Australian rules footballer and commentator

Douglas Samuel Heywood (12 December 1924 – 26 July 2002) was an Australian rules footballer who played with Melbourne in the Victorian Football League (VFL) during the 1940s and early 1950s before becoming a noted sports commentator.

As a schoolboy at Scotch College, Heywood excelled in multiple sports including tennis, in which he won the Victorian Schoolboys Doubles title in 1942, and football, where he captained the team into an undefeated year in 1942. Heywood made his VFL debut in the 1943 season and after sporadic appearances that year was a regular selection in 1944, playing 16 of a possible 18 games. He was used mostly as a half forward flanker.

His football career was put on hold in 1945 with his service in the RAAF taking precedence. After being discharged from Darwin in 1946 he moved back to Melbourne where he undertook and completed a Commerce Degree. He won premierships in the Victorian Amateur Football Association with the University Blacks during his time at Melbourne University.

With the Melbourne Football Club suffering from injuries in the 1948 finals series, Heywood and his University Blacks teammate Denis Cordner were surprise recalls for the preliminary final against Collingwood despite both not having played with the club for four years.
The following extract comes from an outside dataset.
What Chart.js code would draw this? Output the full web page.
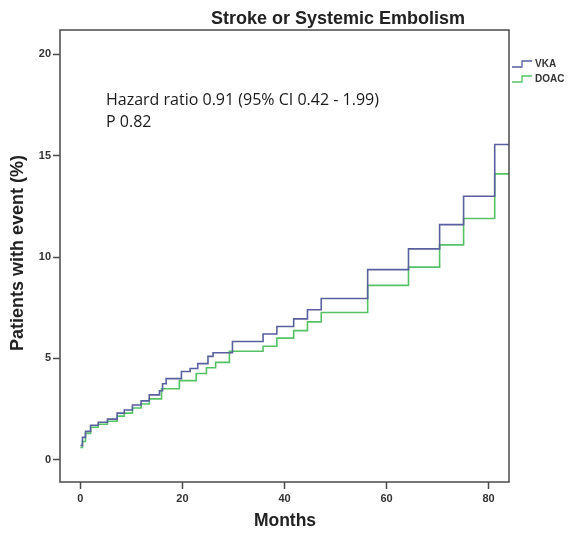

Melbourne won the game and took on Essendon in the Grand Final, with Heywood lining up in his favoured half forward flank position. For the first time in VFL history the Grand Final was drawn and Heywood lost his place in the team for the replay when Bob McKenzie returned from injury.

Heywood played another full season in 1950, including a game against Hawthorn where he kicked six goals, and retired after ten senior appearances in 1951.

As a sports commentator, Heywood called football games and appeared on panel shows on ABC TV as well as commentating on tennis matches at the same network. He also commented on Saturday football games for radio station 3AW. He was a committeeman of the Melbourne Cricket Club and a promoter of its Gallery of Sport.